BUMA/STEMRA are two private organisations in the Netherlands, the Buma Association (Dutch: Vereniging Buma) and the Stemra Foundation (Dutch: Stichting Stemra) that operate as one single company that acts as the Dutch collecting society for composers and music publishers.

== History ==
The Buma Association was set up by Dutch music authors and publishers in 1913, one year after the Dutch Copyright Act was passed. In 1936, with the arrival of the gramophone record, the replication of music multiplied. Realising its impact, the members of the Buma Association created the Stemra Foundation, which focuses on the replication of recorded works of music, ranging from LPs to CDs to Internet and mobile phones.
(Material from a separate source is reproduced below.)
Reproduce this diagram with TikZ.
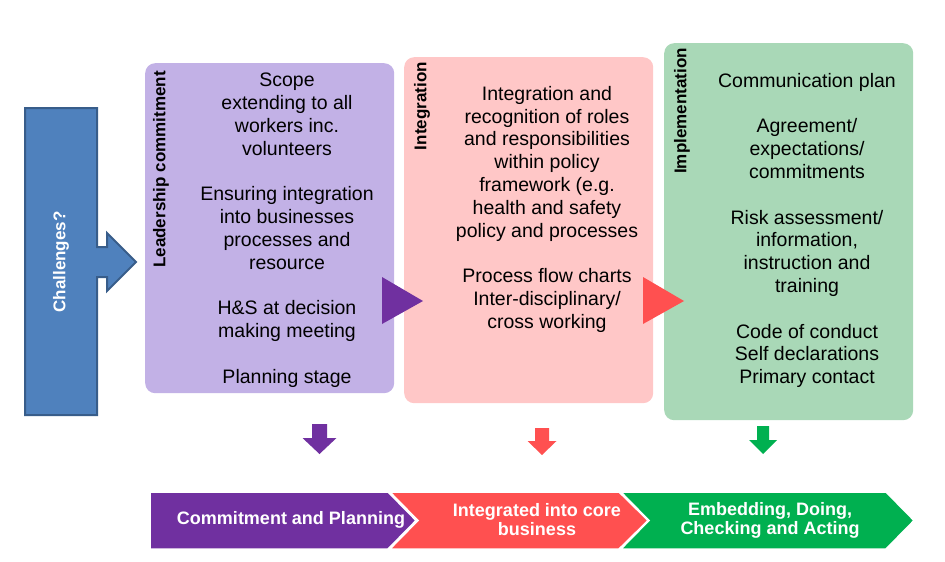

In 2001, Buma/Stemra sued Consumer Empowerment, then the owners of Kazaa in the Netherlands. The court ordered Kazaa's owners to take steps to prevent its users from violating copyrights or else pay a heavy fine. In October 2001 a lawsuit was filed against Consumer Empowerment by members of the music and motion picture industry in the United States. In response Consumer Empowerment sold the Kazaa application to Sharman Networks, which is headquartered in Australia and incorporated in Vanuatu. In late March 2002, a Dutch court of appeals reversed an earlier judgment and stated that Kazaa was not responsible for the actions of its users. Buma/Stemra lost its appeal before the Supreme Court of the Netherlands in December 2003.